Verify PSU redundancy

# Check both PSUs are present and healthy
ipmitool sensor list | grep -i psu
# PS1 Status       | 0x1        | discrete | ok    | Presence detected
# PS2 Status       | 0x1        | discrete | ok    | Presence detected

# Dell iDRAC
racadm get system.power.redundancypolicy
# RedundancyPolicy = 1+1

# What happens if we lose one PSU? Check wattage headroom
ipmitool dcmi power reading | grep -i "maximum\|instantaneous"
# Instantaneous: 345W
# Maximum:       510W
# Single PSU capacity is typically 750-1100W — plenty of headroom

Check for thermal issues affecting power

# High temps = fans spin faster = higher power draw
ipmitool sensor list | grep -iE "temp|fan"
# Inlet Temp       | 28.000     | degrees C | ok
# CPU1 Temp        | 72.000     | degrees C | ok
# Fan1             | 9600.000   | RPM       | ok    (high RPM = hot)
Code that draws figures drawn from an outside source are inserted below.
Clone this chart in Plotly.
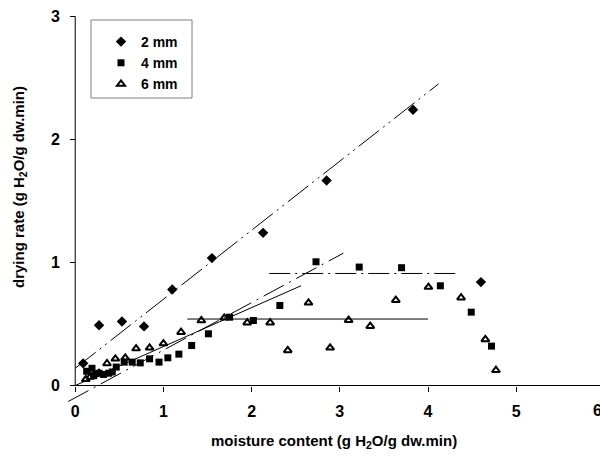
import plotly.graph_objects as go

# ---- data ----
x_2mm = [0.09, 0.27, 0.53, 0.78, 1.10, 1.55, 2.13, 2.85, 3.83, 4.60]
y_2mm = [0.18, 0.49, 0.52, 0.48, 0.78, 1.035, 1.24, 1.665, 2.24, 0.84]

x_4mm = [0.13, 0.19, 0.21, 0.27, 0.32, 0.38, 0.42, 0.465, 0.555, 0.646, 0.737, 0.843, 0.95,
         1.05, 1.175, 1.32, 1.51, 1.75, 2.02, 2.32, 2.73, 3.22, 3.70, 4.14, 4.49, 4.72]
y_4mm = [0.116, 0.14, 0.08, 0.10, 0.09, 0.10, 0.11, 0.15, 0.19, 0.19, 0.184, 0.217, 0.19,
         0.225, 0.255, 0.325, 0.42, 0.555, 0.528, 0.65, 1.005, 0.962, 0.957, 0.81, 0.596, 0.32]

x_6mm = [0.12, 0.17, 0.22, 0.27, 0.36, 0.455, 0.567, 0.69, 0.843, 1.00, 1.20, 1.43, 1.69,
         1.95, 2.21, 2.41, 2.645, 2.89, 3.10, 3.345, 3.635, 4.005, 4.375, 4.65, 4.77]
y_6mm = [0.05, 0.07, 0.09, 0.10, 0.179, 0.217, 0.225, 0.30, 0.306, 0.341, 0.433, 0.528, 0.55,
         0.51, 0.51, 0.285, 0.672, 0.306, 0.531, 0.482, 0.693, 0.80, 0.713, 0.374, 0.124]

fit_2mm_x = [0.0, 4.12]
fit_2mm_y = [0.14, 2.45]
fit_4mm_rise_x = [-0.08, 3.04]
fit_4mm_rise_y = [-0.13, 1.075]
fit_4mm_flat_x = [2.2, 4.31]
fit_4mm_flat_y = [0.91, 0.91]
fit_6mm_rise_x = [0.0, 2.56]
fit_6mm_rise_y = [0.0, 0.81]
fit_6mm_flat_x = [1.27, 4.0]
fit_6mm_flat_y = [0.54, 0.54]

x_ticks = [0, 1, 2, 3, 4, 5]
y_ticks = [0, 1, 2, 3]

XMIN, XMAX = -0.15, 5.95
YMIN, YMAX = -0.15, 3.001

FONT = "Liberation Sans, Arial, sans-serif"

fig = go.Figure()

line_style = dict(color="black", width=1)
fig.add_trace(go.Scatter(x=fit_2mm_x, y=fit_2mm_y, mode="lines", showlegend=False,
                         line=dict(color="black", width=1, dash="26px,5px,2px,5px,2px,5px")))
fig.add_trace(go.Scatter(x=fit_4mm_rise_x, y=fit_4mm_rise_y, mode="lines", showlegend=False,
                         line=dict(color="black", width=1, dash="23px,6px,2px,6px")))
fig.add_trace(go.Scatter(x=fit_4mm_flat_x, y=fit_4mm_flat_y, mode="lines", showlegend=False,
                         line=dict(color="black", width=1, dash="21px,5px,2px,5px")))
fig.add_trace(go.Scatter(x=fit_6mm_rise_x, y=fit_6mm_rise_y, mode="lines", showlegend=False,
                         line=line_style))
fig.add_trace(go.Scatter(x=fit_6mm_flat_x, y=fit_6mm_flat_y, mode="lines", showlegend=False,
                         line=line_style))

fig.add_trace(go.Scatter(x=x_2mm, y=y_2mm, mode="markers", name="2 mm",
                         marker=dict(symbol="diamond", size=8, color="black")))
fig.add_trace(go.Scatter(x=x_4mm, y=y_4mm, mode="markers", name="4 mm",
                         marker=dict(symbol="square", size=7, color="black")))
fig.add_trace(go.Scatter(x=x_6mm, y=y_6mm, mode="markers", name="6 mm",
                         marker=dict(symbol="triangle-up-open", size=7, color="black",
                                     line=dict(width=2, color="black"))))

# axis lines (drawn from the origin)
fig.add_shape(type="line", xref="x", yref="y", x0=0, x1=XMAX, y0=0, y1=0,
              line=dict(color="black", width=1))
fig.add_shape(type="line", xref="x", yref="y", x0=0, x1=0, y0=0, y1=3,
              line=dict(color="black", width=1))

L, R, T, B = 62, 0, 16, 52
W, H = 600, 456
PW, PH = W - L - R, H - T - B


def px2paper(px, py):
    return (px - L) / PW, 1 - (py - T) / PH


# legend box
bx0, by0 = px2paper(91, 20)
bx1, by1 = px2paper(192, 98)
fig.add_shape(type="rect", xref="paper", yref="paper", x0=bx0, x1=bx1, y0=by1, y1=by0,
              line=dict(color="#7f7f7f", width=1), fillcolor="rgba(0,0,0,0)")

lx, ly = px2paper(101, 26)

TICKFONT = dict(family=FONT, size=16, color="black", weight="bold")

fig.update_layout(
    width=W, height=H,
    margin=dict(l=L, r=R, t=T, b=B),
    paper_bgcolor="white", plot_bgcolor="white",
    font=dict(family=FONT, size=14, color="black"),
    showlegend=True,
    legend=dict(x=lx, y=ly, xanchor="left", yanchor="top", bgcolor="rgba(0,0,0,0)",
                borderwidth=0, font=dict(family=FONT, size=14, color="black", weight="bold")),
    xaxis=dict(range=[XMIN, XMAX], domain=[0, 1], anchor="free",
               position=(0 - YMIN) / (YMAX - YMIN),
               showline=False, showgrid=False, zeroline=False,
               tickmode="array", tickvals=x_ticks, ticktext=[str(t) for t in x_ticks],
               ticks="outside", ticklen=5, tickcolor="black", tickfont=TICKFONT,
               ticklabelstandoff=6),
    yaxis=dict(range=[YMIN, YMAX], domain=[0, 1], anchor="free",
               position=(0 - XMIN) / (XMAX - XMIN),
               showline=False, showgrid=False, zeroline=False,
               tickmode="array", tickvals=y_ticks, ticktext=[str(t) for t in y_ticks],
               ticks="outside", ticklen=5, tickcolor="black", tickfont=TICKFONT,
               ticklabelstandoff=7),
)

# partially visible "6" tick label at the right edge
ax6, _ = px2paper(604, 0)
fig.add_annotation(x=ax6, y=(0 - YMIN) / (YMAX - YMIN), xref="paper", yref="paper",
                   text="6", showarrow=False, yanchor="top", yshift=-14, font=TICKFONT)

# axis titles
TITLEFONT = dict(family=FONT, size=15, color="black", weight="bold")
tx, ty = px2paper(334, 441)
fig.add_annotation(x=tx, y=ty, xref="paper", yref="paper", showarrow=False,
                   xanchor="center", yanchor="middle",
                   text="moisture content (g H<sub>2</sub>O/g dw.min)", font=TITLEFONT)
tx, ty = px2paper(19, 187)
fig.add_annotation(x=tx, y=ty, xref="paper", yref="paper", showarrow=False, textangle=-90,
                   xanchor="center", yanchor="middle",
                   text="drying rate (g H<sub>2</sub>O/g dw.min)", font=TITLEFONT)

fig.write_html("out.html")
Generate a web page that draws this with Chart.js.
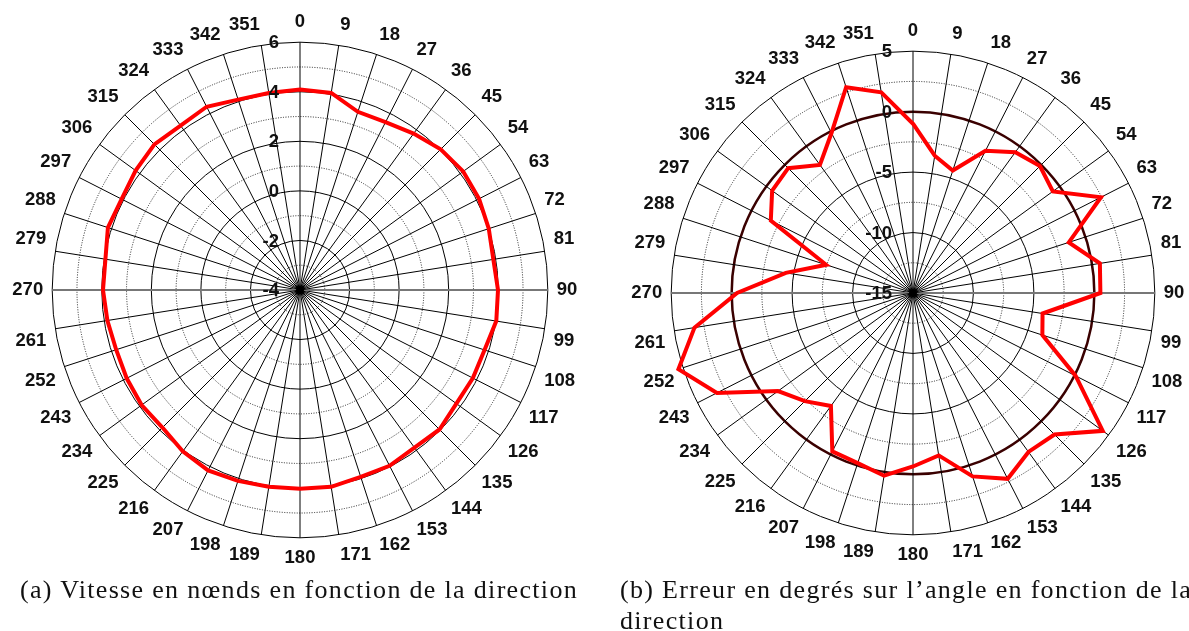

# If inlet temp is high, check CRAC/CRAH units
# If CPU temp is high with normal inlet, check for blocked airflow

Debug clue: Fan RPM and power draw are correlated. When fans spin at maximum RPM, power consumption jumps 50-100W per server. If your rack is hitting PDU limits during a heat event, it is because every server in the rack spun fans to max simultaneously. Budget power for worst-case thermal, not idle.

SNMP alerting for power events

# Test SNMP trap receiver for UPS events
snmptrap -v 2c -c public monitoring.dc.local '' \
    .1.3.6.1.4.1.318.0.5 \
    .1.3.6.1.4.1.318.0.5 s "UPS on battery"

# Prometheus NUT exporter check
curl -s http://localhost:9199/metrics | grep nut_ups
# nut_ups_status{ups="myups"} 2     (2=OL, 3=OB)
# nut_battery_charge{ups="myups"} 100

Gotcha: SNMP community strings on PDUs and UPSes are almost always left at the default public (read) and private (write). An attacker on the management VLAN can use snmpset with community private to remotely power off individual PDU outlets. Change community strings and restrict SNMP to your monitoring subnet with ACLs on the device.